Letter to the Editor: H&SS strengthened by diversity
I write in reaction to the Sept. 26 Tartan editorial entitled “Dietrich Pride Day indicates deeper H&SS problems.” I found myself both bemused and bothered by this piece.
First, the suggestion that criticisms of the recent Dietrich Pride Day — not enough food, fewer giveaways, imperfect venue — signal “deeper problems” in the college reflects a leap of logic that is, frankly, silly. But no matter, as this was simply the chosen segue to the editorial’s main criticisms of the college:
- The diversity of its programs (“from statistics and English to information systems and cognitive science”) makes it the “grab bag” college (I presume this was meant negatively), lacking in focus and unable to define itself in "unifying terms.”
- The college has the added problem of “being a liberal arts college in the midst of a university where liberal arts degrees are not taken as seriously.”
- The college suffers from lingering negative stereotypes, such as being the “last choice” college for many of its students who didn’t get into their “first choice colleges.”
Then, interestingly, at the bottom of column two, the editorial offers very positive comments about the college, and then seems to complain that the university fails to give it its due in terms of attention and funding so that it can “build an identity.”

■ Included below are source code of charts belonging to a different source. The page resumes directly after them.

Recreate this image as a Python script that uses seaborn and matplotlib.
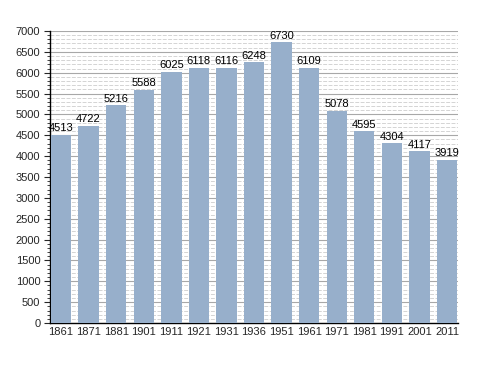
import matplotlib
matplotlib.use("Agg")
import matplotlib.pyplot as plt
import seaborn as sns
import pandas as pd
from matplotlib.ticker import MultipleLocator

years = ["1861", "1871", "1881", "1901", "1911", "1921", "1931", "1936",
         "1951", "1961", "1971", "1981", "1991", "2001", "2011"]
population = [4513, 4722, 5216, 5588, 6025, 6118, 6116, 6248,
              6730, 6109, 5078, 4595, 4304, 4117, 3919]

df = pd.DataFrame({"year": years, "pop": population})

sns.set_style("white")
plt.rcParams["font.family"] = ["Liberation Sans", "DejaVu Sans"]

fig = plt.figure(figsize=(4.88, 3.73), dpi=100)
ax = fig.add_axes([0.1025, 0.134, 0.836, 0.783])

sns.barplot(data=df, x="year", y="pop", color="#97afcb", saturation=1,
            width=0.74, ax=ax, zorder=3, linewidth=0)

ax.set_ylim(0, 7000)
ax.set_xlim(-0.4, 14.4)
ax.yaxis.set_major_locator(MultipleLocator(500))
ax.yaxis.set_minor_locator(MultipleLocator(100))
ax.grid(axis="y", which="major", color="#a8a8a8", linewidth=0.8, zorder=0)
ax.grid(axis="y", which="minor", color="#d4d4d4", linewidth=0.7,
        linestyle=(0, (4, 1.5)), zorder=0)
ax.set_axisbelow(True)

for s in ["top", "right"]:
    ax.spines[s].set_visible(False)
for s in ["left", "bottom"]:
    ax.spines[s].set_color("black")
    ax.spines[s].set_linewidth(1.0)

ax.tick_params(axis="y", which="major", length=4, width=0.8, direction="out",
               labelsize=8, left=True, pad=3)
ax.tick_params(axis="y", which="minor", length=2, width=0.6, direction="out",
               left=True)
ax.tick_params(axis="x", which="both", length=0, labelsize=8, pad=3)

ax.set_xlabel("")
ax.set_ylabel("")

for i, v in enumerate(population):
    ax.text(i, v + 40, str(v), ha="center", va="bottom", fontsize=8,
            color="black", zorder=5)

fig.savefig("out.png", dpi=100)
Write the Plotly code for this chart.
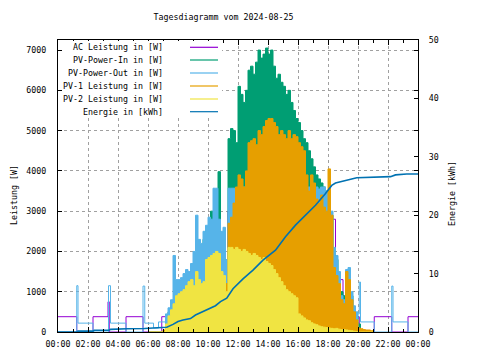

Then back to the negative: Rather than make efforts to address the deeper problems (lack of identity; “no singular academic goal, no ‘anchor’ by which to unify its students”; no “singular, branded identity”), the college administration has “again and again chosen to apply only topical remedies, of which Dietrich Pride Day is one such case.” It concludes: “Before students can be proud to be part of a unified H&SS, they need something to be proud of.”
My reactions, in reverse order:
The university’s undergraduate admissions office reports that the number of students applying for admission to Carnegie Mellon and Dietrich College who name this as their “first choice” college within Carnegie Mellon is as high as it’s ever been, and is by far the rule rather than the exception for the students who the college enrolls. And while I cannot cite definitively reliable data regarding where in their hierarchy of college choices Carnegie Mellon and Dietrich College fell for our students, my sense from many encounters with prospective students and their parents in recent years is that the college can hardly be characterized as the “'last choice’ college for many of its students” as the editorial so casually claims.
Then there is the claim that the college “faces the ... problem of being a liberal arts college in the midst of a university where liberal arts degrees are not taken as seriously.” I’m left to wonder what definition of “liberal arts” the editors are using here. Merriam-Webster defines liberal arts as: “(C)ollege or university studies ... intended to provide chiefly general knowledge and to develop general intellectual capacities (as reason and judgment) as opposed to professional or vocational skills.” If this was the intended characterization, it is far off the mark. The college has long been recognized nationally as a cutting-edge example of how “liberal” and “professional” education are not antithetical, but complementary, in the ways that it has shaped its programs within the college, and in partnership with other units of the university. And how ironic that the rest of the university, by implication, is characterized as purely vocational and disdainful of the liberal arts when Carnegie Tech was in fact the birthplace of the “Carnegie Plan” for professional education, which extolled the virtues of professional training complemented by the liberal arts that would not only train one for a profession, but that would also educate one for engaged and responsible citizenship.
Finally, there is the observation that the college has a “great range of diversity” in its departments and programs, but that this results in a lamentable “lack of focus,” and an inability to define itself “in unifying terms” or build a “singular, branded identity.” Here I agree with the editors’ observations about the college’s intellectual and artistic diversity, but I come to radically different conclusions about its significance. Dietrich College is a very diverse college in terms of departments and major programs, and proud of it. In how many colleges — here or anywhere — can you boast of having on the faculty a National Book Award winner, and world-class scholars in cognitive neuroscience, behavioral economics, Bayesian statistics, language learning theory, and social history? This diversity does indeed make it very hard to seize on any single image, label, or brand, but is this a liability as the editorial implies? I think not. Rather, it is our strength and distinction, and not a weakness at all.
Moreover, Dietrich College faculty and students in these diverse areas collaborate in ways that continue to amaze me, linking seemingly disparate disciplines in ways that reflect what a colleague of mine in social and decision sciences calls the true, if elusive, “unity of knowledge.”
So rest assured, Dietrich College students: You have made a “great choice” of college, in ways that you may have only begun to discover and appreciate.